-- BEGIN DATA SHOWN --

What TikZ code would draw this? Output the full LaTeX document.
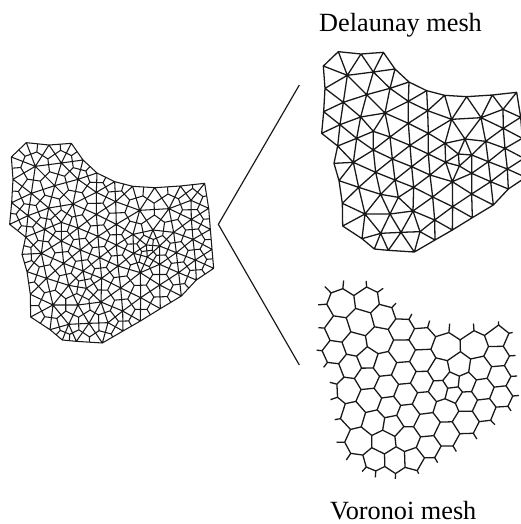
\documentclass[tikz,border=0pt]{standalone}
\usepackage{fontspec}
\setmainfont{Liberation Serif}
\usetikzlibrary{positioning}

% vertices of the mesh, same set for all three pictures
\foreach \n/\x/\y in {A1/115/35,A2/183/42,A3/250/37,A4/285/87,A5/327/126,A6/380/152,A7/434/166,A8/500/170,A9/577/165,A10/650/157,
  A11/662/232,A12/667/295,A32/672/355,A13/677/412,A14/625/447,A15/580/495,A16/517/533,A17/457/570,A18/405/600,A19/343/636,
  A20/265/631,A21/223/627,A22/186/596,A23/128/558,A24/127/490,A25/117/422,A26/102/370,A27/113/318,A28/65/280,A29/71/215,A30/75/145,A31/70/78,
  B1/142/106,B2/220/96,B3/270/145,B4/200/164,B5/130/187,B6/325/184,B7/383/212,B8/255/219,B9/182/231,B10/120/254,
  B11/325/250,B12/385/280,B13/220/274,B14/270/291,B15/170/295,B16/220/330,B17/330/316,B18/160/367,B19/277/357,B20/227/397,
  B21/335/380,B22/176/442,B23/285/420,B24/242/463,B25/341/442,B26/295/472,B27/455/238,B28/543/233,B29/609/208,B30/495/297,
  B31/557/304,B32/610/265,B33/435/310,B34/475/342,B35/515/345,B36/565/365,B37/622/387,B38/385/342,B39/437/367,B40/478/378,
  B41/515/400,B42/390/405,B43/457/425,B44/572/425,B45/515/462,B46/398/471,B47/458/500,B48/404/540,B49/615/325,B50/270/522,
  B51/339/513,B52/195/522,B53/242/580,B54/303/577,B55/360/575}{%
  \expandafter\xdef\csname x\n\endcsname{\x}%
  \expandafter\xdef\csname y\n\endcsname{\y}%
}

\gdef\delpath{}
\gdef\vorpath{}

\newcommand{\addedge}[2]{%
  \ifcsname e#1#2\endcsname
    \xdef\vorpath{\vorpath (\csname e#1#2\endcsname)--(\ccx,\ccy)}%
  \else\ifcsname e#2#1\endcsname
    \xdef\vorpath{\vorpath (\csname e#2#1\endcsname)--(\ccx,\ccy)}%
  \else
    \expandafter\xdef\csname e#1#2\endcsname{\ccx,\ccy}%
  \fi\fi}

% centre of one triangle, kept for the dual edges
\newcommand{\meshtri}[3]{%
  \pgfmathsetmacro{\ux}{(\csname x#2\endcsname-\csname x#1\endcsname)/100}%
  \pgfmathsetmacro{\uy}{(\csname y#2\endcsname-\csname y#1\endcsname)/100}%
  \pgfmathsetmacro{\wx}{(\csname x#3\endcsname-\csname x#1\endcsname)/100}%
  \pgfmathsetmacro{\wy}{(\csname y#3\endcsname-\csname y#1\endcsname)/100}%
  \pgfmathsetmacro{\dd}{2*(\ux*\wy-\uy*\wx)}%
  \pgfmathsetmacro{\uu}{\ux*\ux+\uy*\uy}%
  \pgfmathsetmacro{\ww}{\wx*\wx+\wy*\wy}%
  \pgfmathsetmacro{\ccx}{\csname x#1\endcsname+100*(0.75*(\wy*\uu-\uy*\ww)/\dd+0.25*(\ux+\wx)/3)}%
  \pgfmathsetmacro{\ccy}{\csname y#1\endcsname+100*(0.75*(\ux*\ww-\wx*\uu)/\dd+0.25*(\uy+\wy)/3)}%
  \xdef\delpath{\delpath
    (\csname x#1\endcsname,\csname y#1\endcsname)--(\csname x#2\endcsname,\csname y#2\endcsname)--(\csname x#3\endcsname,\csname y#3\endcsname)--cycle}%
  \addedge{#1}{#2}\addedge{#2}{#3}\addedge{#3}{#1}}

\newcommand{\addstub}[2]{%
  \pgfmathsetmacro{\mx}{(\csname x#1\endcsname+\csname x#2\endcsname)/2}%
  \pgfmathsetmacro{\my}{(\csname y#1\endcsname+\csname y#2\endcsname)/2}%
  \ifcsname e#1#2\endcsname
    \xdef\vorpath{\vorpath (\csname e#1#2\endcsname)--(\mx,\my)}%
  \else
    \xdef\vorpath{\vorpath (\csname e#2#1\endcsname)--(\mx,\my)}%
  \fi}

\foreach \a/\b/\c in {A1/A2/B1,A2/B2/B1,A2/A3/B2,A3/A4/B2,A31/A1/B1,A30/A31/B1,A30/B1/B5,B1/B4/B5,B1/B2/B4,B2/B3/B4,
  B2/A4/B3,A4/A5/B3,A5/B6/B3,A5/A6/B6,A6/B7/B6,A6/A7/B7,A7/B27/B7,A7/A8/B27,A8/B28/B27,A8/A9/B28,
  A9/B29/B28,A9/A10/B29,A10/A11/B29,B29/A11/B32,B28/B29/B32,B28/B32/B31,B30/B28/B31,B27/B28/B30,B27/B30/B33,B12/B27/B33,
  B7/B27/B12,B7/B12/B11,B6/B7/B11,B8/B6/B11,B3/B6/B8,B4/B3/B8,B4/B8/B9,B5/B4/B9,A30/B5/A29,A29/B5/B10,
  B5/B9/B10,A29/B10/A28,A28/B10/A27,B10/B15/A27,B10/B9/B15,B9/B13/B15,B9/B8/B13,B8/B14/B13,B8/B11/B14,B11/B17/B14,
  B11/B12/B17,B12/B38/B17,B12/B33/B38,B33/B39/B38,B33/B34/B39,B34/B40/B39,B34/B35/B40,B30/B35/B34,B30/B34/B33,B30/B31/B35,
  B31/B36/B35,B31/B49/B36,B31/B32/B49,B32/A12/B49,B32/A11/A12,A12/A32/B49,B49/A32/B37,B36/B49/B37,A32/A13/B37,B37/A13/A14,
  B44/B37/A14,B36/B37/B44,B41/B36/B44,B35/B36/B41,B40/B35/B41,B40/B41/B43,B39/B40/B43,B39/B43/B42,B38/B39/B42,B21/B38/B42,
  B17/B38/B21,B19/B17/B21,B14/B17/B19,B16/B14/B19,B13/B14/B16,B15/B13/B16,A27/B15/B18,B15/B16/B18,A27/B18/A26,A26/B18/A25,
  B18/B22/A25,B18/B20/B22,B18/B16/B20,B16/B19/B20,B19/B23/B20,B19/B21/B23,B23/B21/B25,B21/B42/B25,B25/B42/B46,B42/B43/B46,
  B43/B47/B46,B43/B45/B47,B41/B45/B43,B41/B44/B45,A25/B22/A24,B22/B20/B24,B20/B23/B24,B24/B23/B26,B23/B25/B26,B22/B24/B52,
  B24/B50/B52,A24/B22/B52,A24/A23/B52,A23/A22/B52,A22/B53/B52,B52/B53/B50,A22/A21/B53,A21/A20/B53,A20/B54/B53,A20/A19/B54,
  B54/A19/B55,B55/A19/A18,B55/A18/B48,B51/B55/B48,B51/B54/B55,B50/B54/B51,B50/B53/B54,B24/B26/B50,B26/B51/B50,B25/B51/B26,
  B25/B46/B51,B46/B48/B51,B46/B47/B48,B47/A17/B48,A17/A18/B48,B47/A16/A17,B47/B45/A16,B45/A15/A16,B45/B44/A15,B44/A14/A15}{%
  \meshtri{\a}{\b}{\c}%
}
\foreach \a [remember=\a as \prev (initially A31)] in {A1,A2,A3,A4,A5,A6,A7,A8,A9,A10,A11,A12,A32,A13,A14,A15,A16,A17,A18,A19,A20,A21,A22,A23,A24,A25,A26,A27,A28,A29,A30,A31}{%
  \addstub{\prev}{\a}%
}

\begin{document}
\begin{tikzpicture}[
    x=0.01cm, y=-0.01cm,
    meshline/.style={line width=1.1pt, black!90, line join=round},
    label/.style={font=\fontsize{22.4}{26}\selectfont, anchor=base west, inner sep=0pt}
]
\useasboundingbox (0,0) rectangle (1563,1572);
\clip (0,0) rectangle (1563,1572);

% Both meshes together
\begin{scope}[shift={(-36,393)}]
\draw[meshline, line width=0.9pt] \delpath;
\draw[meshline, line width=0.9pt] \vorpath;
\end{scope}

% Delaunay mesh
\begin{scope}[shift={(900,120)}]
\draw[meshline] \delpath;
\end{scope}

% Voronoi mesh
\begin{scope}[shift={(882,803)}]
\draw[meshline] \vorpath;
\end{scope}

% Split lines
\coordinate (apex) at (655,673);
\coordinate (upper) at (898,255);
\coordinate (lower) at (898,1095);
\draw[line width=1pt, black!90] (upper) -- (apex) -- (lower);

% Labels
\node[label] (delaunay) at (957,93) {Delaunay mesh};
\node[label] (voronoi) at (990,1558) {Voronoi mesh};

\end{tikzpicture}
\end{document}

-- END DATA SHOWN --

● DESCRIPTION OF THE TASK
Give back only a number, the number of lines where the string "draw" occurs.

● ANSWER TO THE PROBLEM
6